> Task to carry out:
Copy each line of the data below exactly, leaving out pictures.

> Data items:
-*-

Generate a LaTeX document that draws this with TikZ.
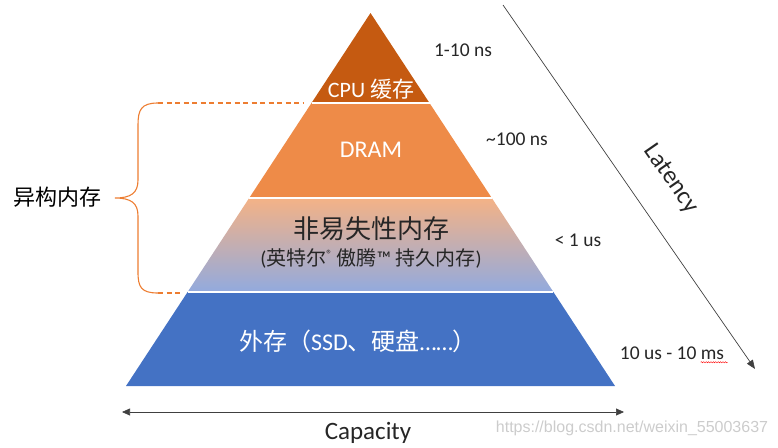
\documentclass[tikz,border=0pt]{standalone}
\usepackage{fontspec}
\setmainfont{Carlito}
\newfontfamily\cjk{Noto Sans CJK SC}
\newfontfamily\wmfont{Liberation Sans}
\usetikzlibrary{arrows.meta,decorations.pathmorphing}
\definecolor{cpucol}{RGB}{197,90,17}
\definecolor{dramcol}{RGB}{238,139,72}
\definecolor{nvtop}{RGB}{244,178,134}
\definecolor{nvmid}{RGB}{218,170,192}
\definecolor{nvbot}{RGB}{146,170,222}
\definecolor{diskcol}{RGB}{68,114,196}
\definecolor{bracecol}{RGB}{237,125,49}
\newcommand{\fs}[1]{\fontsize{#1}{#1}\selectfont}

\begin{document}
\begin{tikzpicture}[x=1pt,y=-1pt]
\tikzstyle{timelbl}=[font=\fs{19.5}, text=black!85]
\tikzstyle{sep}=[white, line width=1.8pt]
\tikzstyle{brace}=[bracecol, line width=1.1pt]
\tikzstyle{axis}=[black!75, line width=0.7pt]
\useasboundingbox (0,0) rectangle (778,447);

% pyramid layers
\fill[cpucol] (370.5,13) -- (429.5,103) -- (311.5,103) -- cycle;
\fill[dramcol] (311.5,103) -- (429.5,103) -- (491.8,198) -- (249.2,198) -- cycle;
\shade[top color=nvtop, middle color=nvmid, bottom color=nvbot]
  (249.2,198) -- (491.8,198) -- (553.4,292) -- (187.6,292) -- cycle;
\fill[diskcol] (187.6,292) -- (553.4,292) -- (615,386) -- (126,386) -- cycle;
\draw[sep] (311.5,103) -- (429.5,103);
\draw[sep] (249.2,198) -- (491.8,198);
\draw[sep] (187.6,292) -- (553.4,292);

\node[text=white, font=\fs{22}] (cpu) at (371,89) {CPU {\cjk 缓存}};
\node[text=white, font=\fs{24}] (dram) at (371,150) {DRAM};
\node[text=black!85, font=\cjk\fs{26}] (nvm) at (371,229) {非易失性内存};
\node[text=black!85, font=\fs{20}] (nvmsub) at (371,258)
  {({\cjk 英特尔}\raisebox{0.35em}{\fs{12}®} {\cjk 傲腾}™ {\cjk 持久内存})};
\node[text=white, font=\fs{24}] (disk) at (358,341)
  {{\cjk 外存（}SSD{\cjk 、硬盘}……{\cjk ）}};

% latency labels
\node[timelbl] (t1) at (463,50) {1-10 ns};
\node[timelbl] (t2) at (517,139) {\textasciitilde100 ns};
\node[timelbl] (t3) at (578,240) {< 1 us};
\node[timelbl] (t4) at (672,353) {10 us - 10 ms};
\draw[red, line width=0.4pt, decorate, decoration={snake, amplitude=0.6pt, segment length=2.4pt}]
  ([xshift=-27pt,yshift=-3pt]t4.base east) -- ([yshift=-3pt]t4.base east);

% axes
\coordinate (lat0) at (503,5);
\coordinate (lat1) at (755,369);
\draw[axis, -{Triangle[length=9pt,width=7pt]}] (lat0) -- (lat1);
\node[font=\fs{25}, rotate=-55.3, text=black!85] (lat) at (671,179) {Latency};
\coordinate (capL) at (122,412);
\coordinate (capR) at (624,412);
\draw[axis, {Triangle[length=8pt,width=7pt]}-{Triangle[length=8pt,width=7pt]}] (capL) -- (capR);
\node[font=\fs{25}, text=black!85] (cap) at (368,433) {Capacity};

% heterogeneous memory brace
\draw[brace] (158,103) .. controls (141,103) and (138,110) .. (138,125) -- (138,180)
  .. controls (138,193) and (131,198) .. (115,198)
  .. controls (131,198) and (138,203) .. (138,216) -- (138,272)
  .. controls (138,287) and (141,293) .. (158,293);
\draw[brace, dash pattern=on 5pt off 3.5pt] (158,103) -- (303,103);
\draw[brace, dash pattern=on 5pt off 3.5pt] (158,293) -- (181,293);
\node[font=\cjk\fs{22}, text=black] (hetero) at (57,197) {异构内存};

\node[font=\wmfont\fs{16}, text=black!20] (wm) at (632,428) {https://blog.csdn.net/weixin\_55003637};
\end{tikzpicture}
\end{document}
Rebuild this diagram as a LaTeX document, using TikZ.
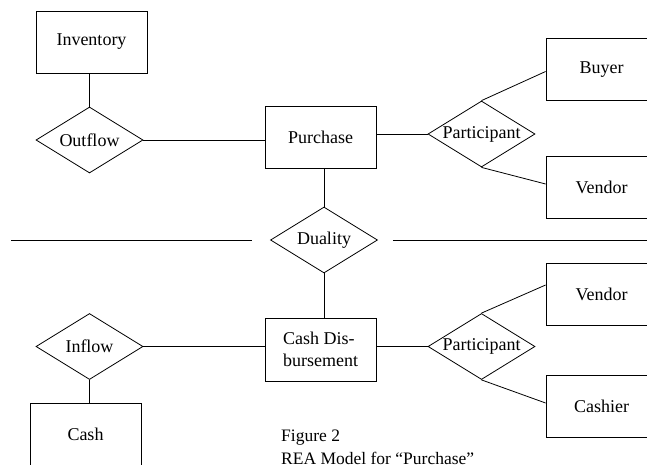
\documentclass[tikz,border=0pt]{standalone}
\usepackage{fontspec}
\setmainfont{Liberation Serif}
\usetikzlibrary{shapes.geometric}
\tikzset{
  entity/.style={draw,line width=0.8pt,minimum width=111pt,minimum height=62pt,inner sep=0pt,
    font=\fontsize{18}{21.5}\selectfont},
  relation/.style={draw,diamond,line width=0.8pt,aspect=1.6,inner sep=0pt,
    minimum width=107pt,minimum height=66pt,font=\fontsize{18}{21.5}\selectfont},
  link/.style={line width=0.8pt}
}
\begin{document}
\begin{tikzpicture}[x=1pt,y=-1pt]
\useasboundingbox (0,0) rectangle (647,465);
\clip (0,0) rectangle (647,465);
\node[entity] (inventory) at (91.5,42) {Inventory};
\node[relation] (outflow) at (89.5,140) {Outflow};
\node[entity] (purchase) at (320.5,137) {Purchase};
\node[relation] (partA) at (481.5,134) {Participant};
\node[entity] (buyer) at (601.5,69.5) {Buyer};
\node[entity] (vendorA) at (601.5,187) {Vendor};
\node[relation] (duality) at (324,240) {Duality};
\node[entity,minimum height=63pt,align=left] (cashdis) at (320.5,349.5) {Cash Dis-\\bursement};
\node[relation] (inflow) at (89.5,346.5) {Inflow};
\node[entity] (cash) at (85.5,434) {Cash};
\node[relation] (partB) at (481.5,346.5) {Participant};
\node[entity] (vendorB) at (601.5,294) {Vendor};
\node[entity] (cashier) at (601.5,406) {Cashier};
\node[anchor=north west,inner sep=0pt,align=left,font=\fontsize{17.5}{23}\selectfont] (caption)
  at (281,430) {Figure 2\\REA Model for “Purchase”};
\coordinate (sepleft) at (11,240);
\coordinate (sepright) at (660,240);

\draw[link] (outflow.north) -- (outflow.north |- inventory.south);
\draw[link] (outflow.east) -- (outflow.east -| purchase.west);
\draw[link] (partA.west) -- (partA.west -| purchase.east);
\draw[link] (partA.north) -- ([yshift=-2pt]buyer.west);
\draw[link] (partA.south) -- ([yshift=3pt]vendorA.west);
\draw[link] (duality.north) -- (duality.north |- purchase.south);
\draw[link] (duality.south) -- (duality.south |- cashdis.north);
\draw[link] (sepleft) -- ([xshift=-18pt]duality.west);
\draw[link] ([xshift=15pt]duality.east) -- (sepright);
\draw[link] (inflow.east) -- (inflow.east -| cashdis.west);
\draw[link] (inflow.south) -- (inflow.south |- cash.north);
\draw[link] (partB.west) -- (partB.west -| cashdis.east);
\draw[link] (partB.north) -- ([yshift=9pt]vendorB.west);
\draw[link] (partB.south) -- ([yshift=3pt]cashier.west);
\end{tikzpicture}
\end{document}
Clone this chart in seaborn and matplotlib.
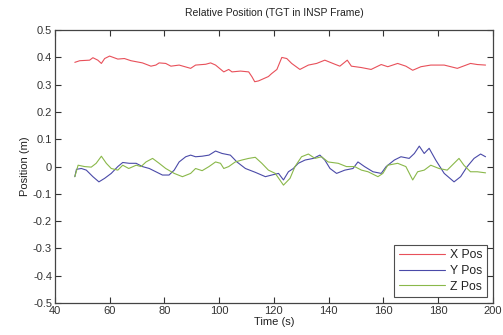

-*-

> Output of the exercise:
Generate a LaTeX document that draws this with TikZ.
\documentclass[tikz,border=0pt]{standalone}
\usepackage{fontspec}
\setmainfont{Carlito}
\newfontfamily\cjk{Noto Sans CJK SC}
\newfontfamily\wmfont{Liberation Sans}
\usetikzlibrary{arrows.meta,decorations.pathmorphing}
\definecolor{cpucol}{RGB}{197,90,17}
\definecolor{dramcol}{RGB}{238,139,72}
\definecolor{nvtop}{RGB}{244,178,134}
\definecolor{nvmid}{RGB}{218,170,192}
\definecolor{nvbot}{RGB}{146,170,222}
\definecolor{diskcol}{RGB}{68,114,196}
\definecolor{bracecol}{RGB}{237,125,49}
\newcommand{\fs}[1]{\fontsize{#1}{#1}\selectfont}

\begin{document}
\begin{tikzpicture}[x=1pt,y=-1pt]
\tikzstyle{timelbl}=[font=\fs{19.5}, text=black!85]
\tikzstyle{sep}=[white, line width=1.8pt]
\tikzstyle{brace}=[bracecol, line width=1.1pt]
\tikzstyle{axis}=[black!75, line width=0.7pt]
\useasboundingbox (0,0) rectangle (778,447);

% pyramid layers
\fill[cpucol] (370.5,13) -- (429.5,103) -- (311.5,103) -- cycle;
\fill[dramcol] (311.5,103) -- (429.5,103) -- (491.8,198) -- (249.2,198) -- cycle;
\shade[top color=nvtop, middle color=nvmid, bottom color=nvbot]
  (249.2,198) -- (491.8,198) -- (553.4,292) -- (187.6,292) -- cycle;
\fill[diskcol] (187.6,292) -- (553.4,292) -- (615,386) -- (126,386) -- cycle;
\draw[sep] (311.5,103) -- (429.5,103);
\draw[sep] (249.2,198) -- (491.8,198);
\draw[sep] (187.6,292) -- (553.4,292);

\node[text=white, font=\fs{22}] (cpu) at (371,89) {CPU {\cjk 缓存}};
\node[text=white, font=\fs{24}] (dram) at (371,150) {DRAM};
\node[text=black!85, font=\cjk\fs{26}] (nvm) at (371,229) {非易失性内存};
\node[text=black!85, font=\fs{20}] (nvmsub) at (371,258)
  {({\cjk 英特尔}\raisebox{0.35em}{\fs{12}®} {\cjk 傲腾}™ {\cjk 持久内存})};
\node[text=white, font=\fs{24}] (disk) at (358,341)
  {{\cjk 外存（}SSD{\cjk 、硬盘}……{\cjk ）}};

% latency labels
\node[timelbl] (t1) at (463,50) {1-10 ns};
\node[timelbl] (t2) at (517,139) {\textasciitilde100 ns};
\node[timelbl] (t3) at (578,240) {< 1 us};
\node[timelbl] (t4) at (672,353) {10 us - 10 ms};
\draw[red, line width=0.4pt, decorate, decoration={snake, amplitude=0.6pt, segment length=2.4pt}]
  ([xshift=-27pt,yshift=-3pt]t4.base east) -- ([yshift=-3pt]t4.base east);

% axes
\coordinate (lat0) at (503,5);
\coordinate (lat1) at (755,369);
\draw[axis, -{Triangle[length=9pt,width=7pt]}] (lat0) -- (lat1);
\node[font=\fs{25}, rotate=-55.3, text=black!85] (lat) at (671,179) {Latency};
\coordinate (capL) at (122,412);
\coordinate (capR) at (624,412);
\draw[axis, {Triangle[length=8pt,width=7pt]}-{Triangle[length=8pt,width=7pt]}] (capL) -- (capR);
\node[font=\fs{25}, text=black!85] (cap) at (368,433) {Capacity};

% heterogeneous memory brace
\draw[brace] (158,103) .. controls (141,103) and (138,110) .. (138,125) -- (138,180)
  .. controls (138,193) and (131,198) .. (115,198)
  .. controls (131,198) and (138,203) .. (138,216) -- (138,272)
  .. controls (138,287) and (141,293) .. (158,293);
\draw[brace, dash pattern=on 5pt off 3.5pt] (158,103) -- (303,103);
\draw[brace, dash pattern=on 5pt off 3.5pt] (158,293) -- (181,293);
\node[font=\cjk\fs{22}, text=black] (hetero) at (57,197) {异构内存};

\node[font=\wmfont\fs{16}, text=black!20] (wm) at (632,428) {https://blog.csdn.net/weixin\_55003637};
\end{tikzpicture}
\end{document}
Rebuild this diagram as a LaTeX document, using TikZ.
\documentclass[tikz,border=0pt]{standalone}
\usepackage{fontspec}
\setmainfont{Liberation Serif}
\usetikzlibrary{shapes.geometric}
\tikzset{
  entity/.style={draw,line width=0.8pt,minimum width=111pt,minimum height=62pt,inner sep=0pt,
    font=\fontsize{18}{21.5}\selectfont},
  relation/.style={draw,diamond,line width=0.8pt,aspect=1.6,inner sep=0pt,
    minimum width=107pt,minimum height=66pt,font=\fontsize{18}{21.5}\selectfont},
  link/.style={line width=0.8pt}
}
\begin{document}
\begin{tikzpicture}[x=1pt,y=-1pt]
\useasboundingbox (0,0) rectangle (647,465);
\clip (0,0) rectangle (647,465);
\node[entity] (inventory) at (91.5,42) {Inventory};
\node[relation] (outflow) at (89.5,140) {Outflow};
\node[entity] (purchase) at (320.5,137) {Purchase};
\node[relation] (partA) at (481.5,134) {Participant};
\node[entity] (buyer) at (601.5,69.5) {Buyer};
\node[entity] (vendorA) at (601.5,187) {Vendor};
\node[relation] (duality) at (324,240) {Duality};
\node[entity,minimum height=63pt,align=left] (cashdis) at (320.5,349.5) {Cash Dis-\\bursement};
\node[relation] (inflow) at (89.5,346.5) {Inflow};
\node[entity] (cash) at (85.5,434) {Cash};
\node[relation] (partB) at (481.5,346.5) {Participant};
\node[entity] (vendorB) at (601.5,294) {Vendor};
\node[entity] (cashier) at (601.5,406) {Cashier};
\node[anchor=north west,inner sep=0pt,align=left,font=\fontsize{17.5}{23}\selectfont] (caption)
  at (281,430) {Figure 2\\REA Model for “Purchase”};
\coordinate (sepleft) at (11,240);
\coordinate (sepright) at (660,240);

\draw[link] (outflow.north) -- (outflow.north |- inventory.south);
\draw[link] (outflow.east) -- (outflow.east -| purchase.west);
\draw[link] (partA.west) -- (partA.west -| purchase.east);
\draw[link] (partA.north) -- ([yshift=-2pt]buyer.west);
\draw[link] (partA.south) -- ([yshift=3pt]vendorA.west);
\draw[link] (duality.north) -- (duality.north |- purchase.south);
\draw[link] (duality.south) -- (duality.south |- cashdis.north);
\draw[link] (sepleft) -- ([xshift=-18pt]duality.west);
\draw[link] ([xshift=15pt]duality.east) -- (sepright);
\draw[link] (inflow.east) -- (inflow.east -| cashdis.west);
\draw[link] (inflow.south) -- (inflow.south |- cash.north);
\draw[link] (partB.west) -- (partB.west -| cashdis.east);
\draw[link] (partB.north) -- ([yshift=9pt]vendorB.west);
\draw[link] (partB.south) -- ([yshift=3pt]cashier.west);
\end{tikzpicture}
\end{document}
Clone this chart in seaborn and matplotlib.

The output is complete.